I am grateful for their assistance to the librarians of the following institutions: the Institute for Balkan Studies, the Centre for the History of the City of Thessaloniki, the Newspaper Library in the Thessaloniki Municipal Library, the Historical Archives of Macedonia; in Athens, the Greek Literary and Historical Archives (ELIA), the Archive of Contemporary Social History (ASKI), the Newspaper Library, the Gennadios Library, the Jewish Museum of Greece and the Central Board of Jewish Communities of Greece; in London, the Public Record Office, the School of Oriental and African Studies, Birkbeck College London and the Wiener Library; in the USA, the American Joint Distribution Committee and the United Nations, as well as the university librarians at Berkeley, Princeton, Columbia and Harvard.
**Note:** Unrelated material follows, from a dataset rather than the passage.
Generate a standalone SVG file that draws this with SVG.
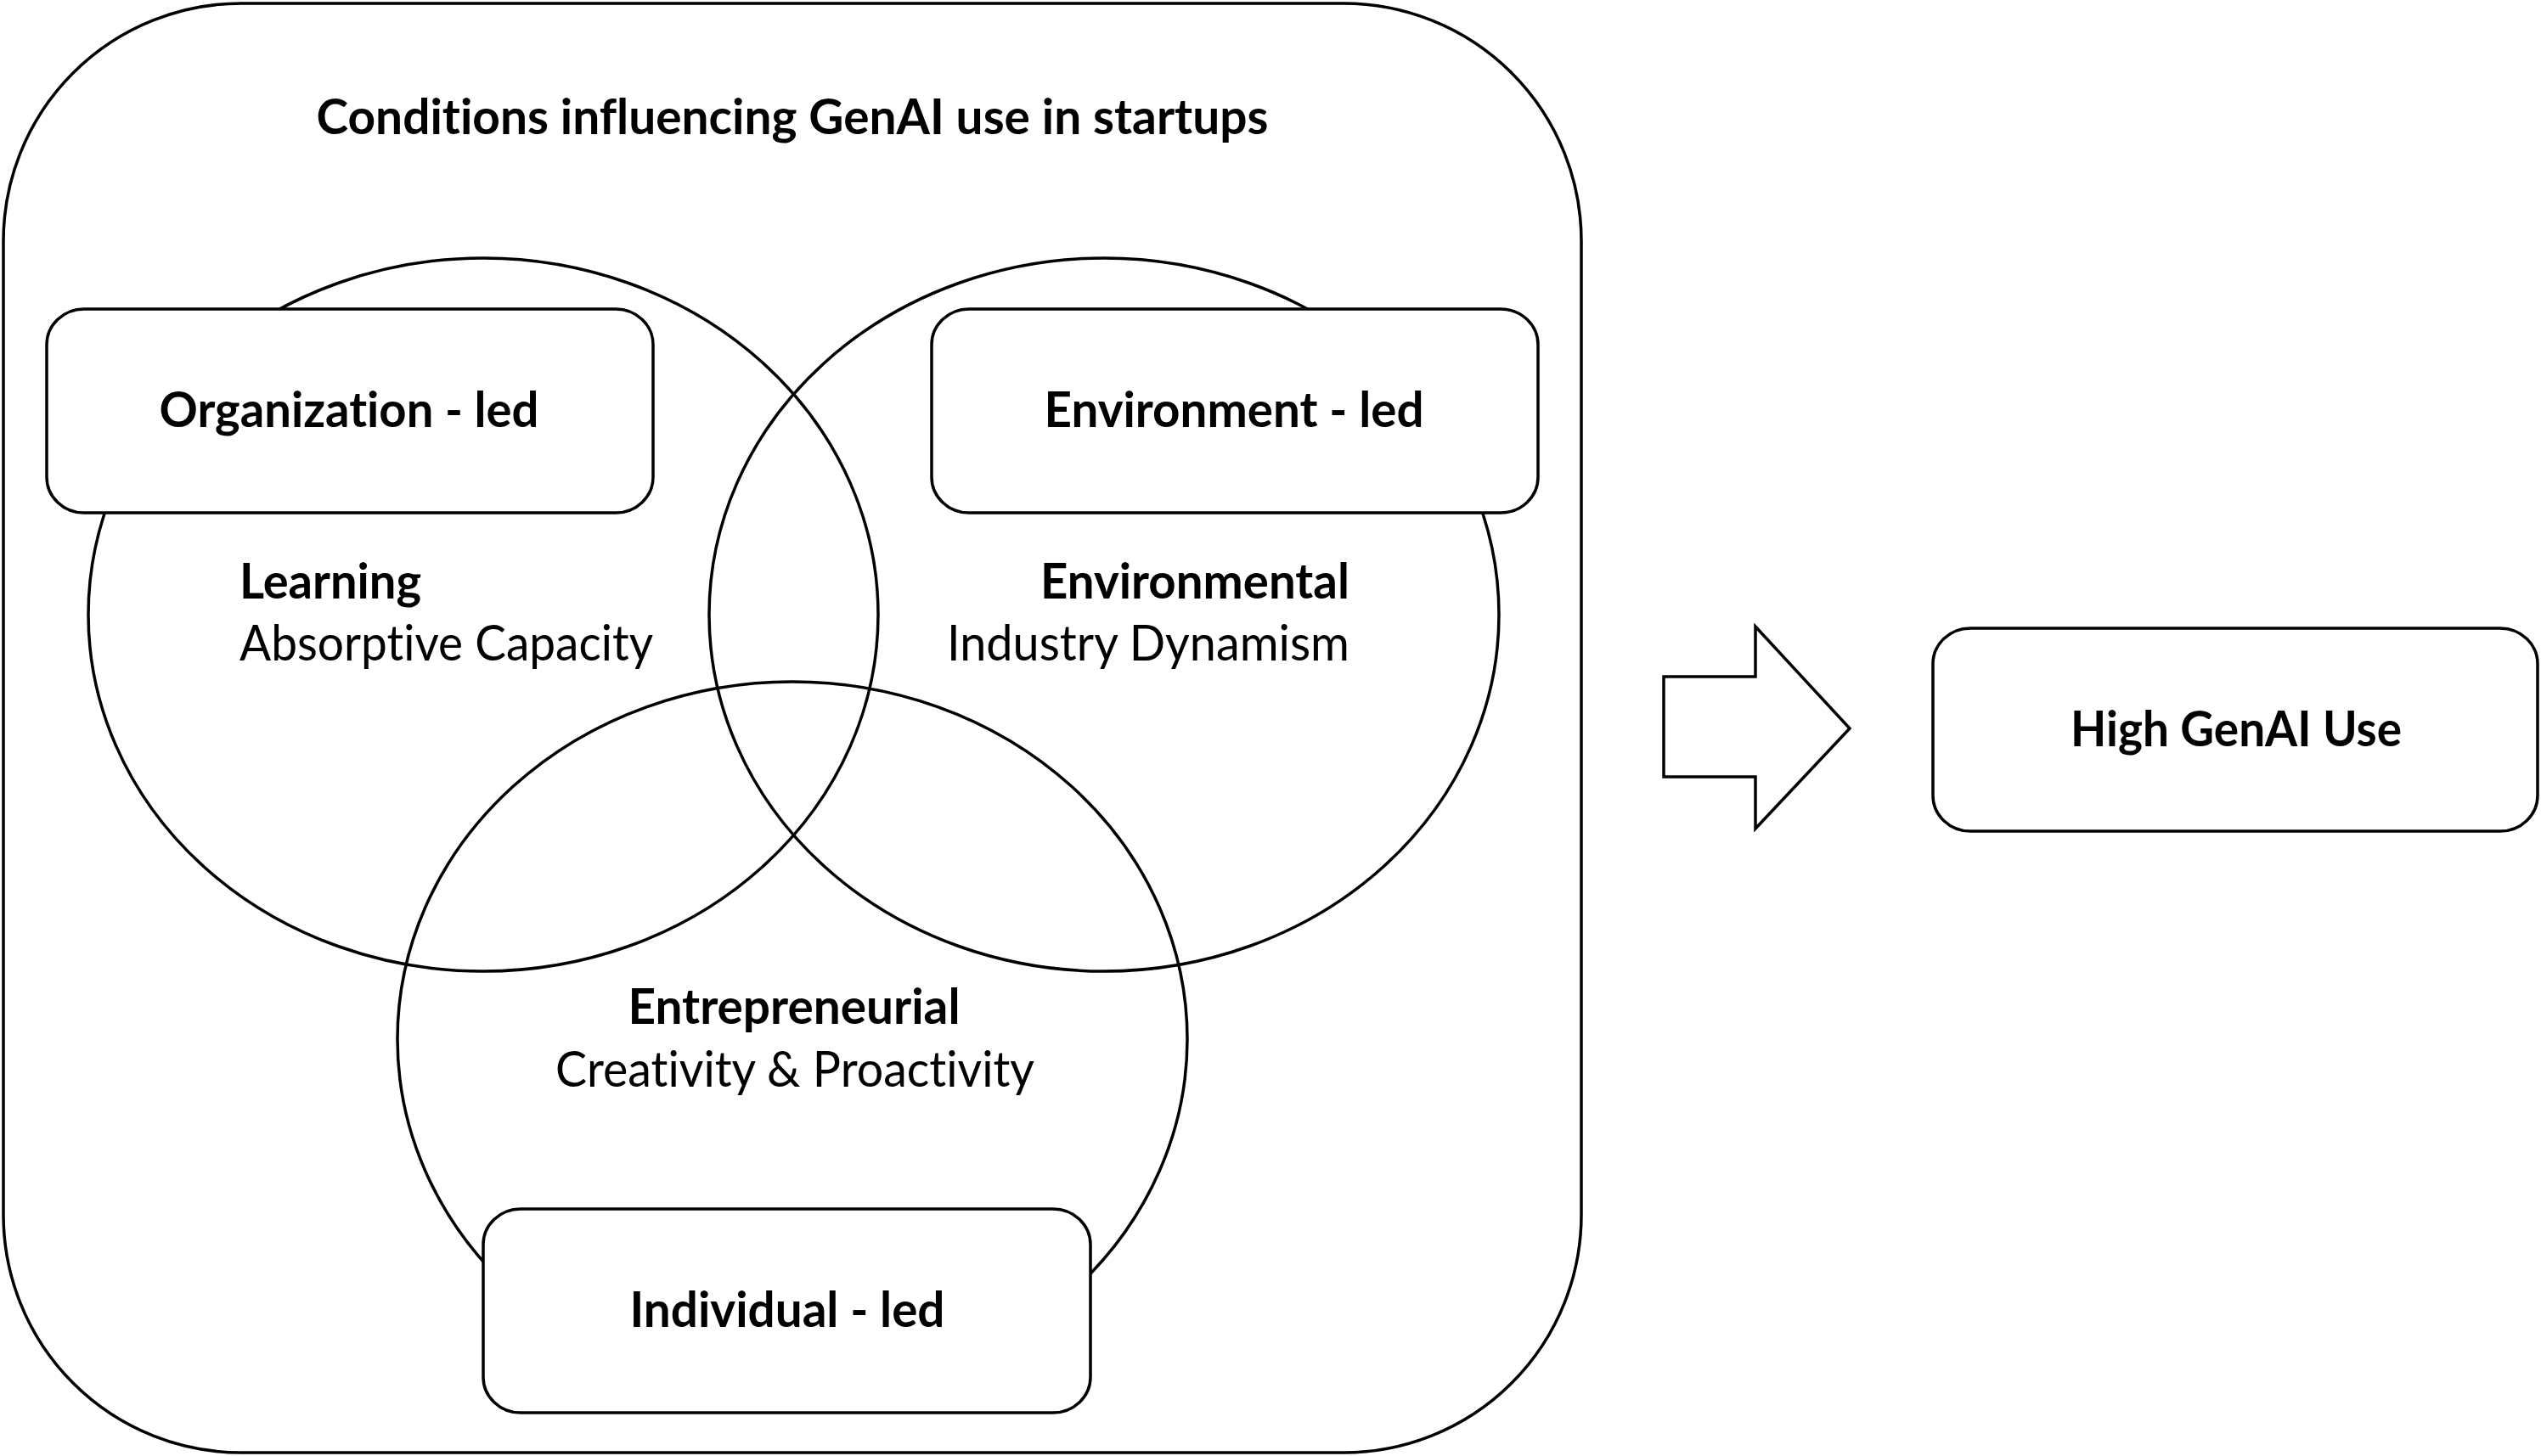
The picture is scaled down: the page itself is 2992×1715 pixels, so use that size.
<svg xmlns="http://www.w3.org/2000/svg" width="2992" height="1715" viewBox="0 0 2992 1715">
<style>
.ln{fill:none;stroke:#000;stroke-width:3.5}
.box{fill:#fff;stroke:#000;stroke-width:3.5}
.t{font-family:Lato,"Open Sans","Liberation Sans",sans-serif;font-size:58px;fill:#000;font-variant-ligatures:none;font-feature-settings:"liga" 0,"dlig" 0}
.b{font-weight:bold}
</style>
<rect x="0" y="0" width="2992" height="1715" fill="#fff"/>
<g id="frame">
<rect class="ln" x="4" y="4" width="1858" height="1707" rx="280" ry="280"/>
<text class="t b" x="933" y="158" text-anchor="middle" textLength="1121" lengthAdjust="spacingAndGlyphs">Conditions influencing GenAI use in startups</text>
</g>
<g id="learning">
<ellipse class="ln" cx="569" cy="724" rx="465" ry="420"/>
<text class="t b" x="282" y="705" textLength="214" lengthAdjust="spacingAndGlyphs">Learning</text>
<text class="t" x="282" y="778" textLength="487" lengthAdjust="spacingAndGlyphs">Absorptive Capacity</text>
</g>
<g id="environmental">
<ellipse class="ln" cx="1300" cy="724" rx="465" ry="420"/>
<text class="t b" x="1589" y="705" text-anchor="end" textLength="364" lengthAdjust="spacingAndGlyphs">Environmental</text>
<text class="t" x="1589" y="778" text-anchor="end" textLength="474" lengthAdjust="spacingAndGlyphs">Industry Dynamism</text>
</g>
<g id="entrepreneurial">
<ellipse class="ln" cx="933" cy="1224" rx="465" ry="421"/>
<text class="t b" x="935" y="1206" text-anchor="middle" textLength="391" lengthAdjust="spacingAndGlyphs">Entrepreneurial</text>
<text class="t" x="936" y="1280" text-anchor="middle" textLength="564" lengthAdjust="spacingAndGlyphs">Creativity &amp; Proactivity</text>
</g>
<g id="organization-led">
<rect class="box" x="55" y="364" width="714" height="240" rx="44" ry="42"/>
<text class="t b" x="411" y="503" text-anchor="middle" textLength="447" lengthAdjust="spacingAndGlyphs">Organization - led</text>
</g>
<g id="environment-led">
<rect class="box" x="1097" y="364" width="714" height="240" rx="44" ry="42"/>
<text class="t b" x="1453" y="503" text-anchor="middle" textLength="447" lengthAdjust="spacingAndGlyphs">Environment - led</text>
</g>
<g id="individual-led">
<rect class="box" x="569" y="1424" width="715" height="240" rx="44" ry="42"/>
<text class="t b" x="927" y="1563" text-anchor="middle" textLength="371" lengthAdjust="spacingAndGlyphs">Individual - led</text>
</g>
<g id="connectors">
<polygon class="ln" points="1959,797 2067,797 2067,738 2178,858 2067,976 2067,915 1959,915"/>
</g>
<g id="high-genai-use">
<rect class="box" x="2276" y="740" width="712" height="239" rx="44" ry="42"/>
<text class="t b" x="2633" y="879" text-anchor="middle" textLength="390" lengthAdjust="spacingAndGlyphs">High GenAI Use</text>
</g>
</svg>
My research was also supported by the Central Research Fund of the University of London.

Among those who read drafts and gave me the benefit of their scholarly expertise, I would like to thank Fred Anscombe, Selim Deringil, Ben Fortna and Heath Lowry for helpful counsel on matters Ottoman and their patience with an interloper. Philip Carabott, Vasilis Gounaris and Dimitris Livanios made many valuable comments, corrections and suggestions and helped me with their deep knowledge of the Balkan context and contemporary Greece: I thank them for the time and attention they generously gave me. Nikos Stavroulakis gave me precious guidance on the complexities of Marrano and
Ma’min
identities, not to mention food. My parents, Bill and Miriam Mazower, and my grandmother, Ruth Shaffer, read the early chapters closely for style and were both critical and supportive. And I am hugely indebted, not for the first time, to Peter Mandler, for ploughing through the entire manuscript and giving me the benefit of his encouragement, thoughtfulness and invaluable critical eye. Above all, I would like to express my deep gratitude to Marwa Elshakry, who, despite living with the subject for much longer than anyone would consider reasonable, never betrayed impatience at hearing yet another story about Salonica, being shown another document or driven down another side-street. Her challenging suggestions and queries opened up exciting new perspectives for me. What is more, she went rigorously through the text line by line, and made innumerable scholarly and stylistic improvements. In this as in everything else, I owe her more than I can put into words. This book is dedicated to her with the author’s love.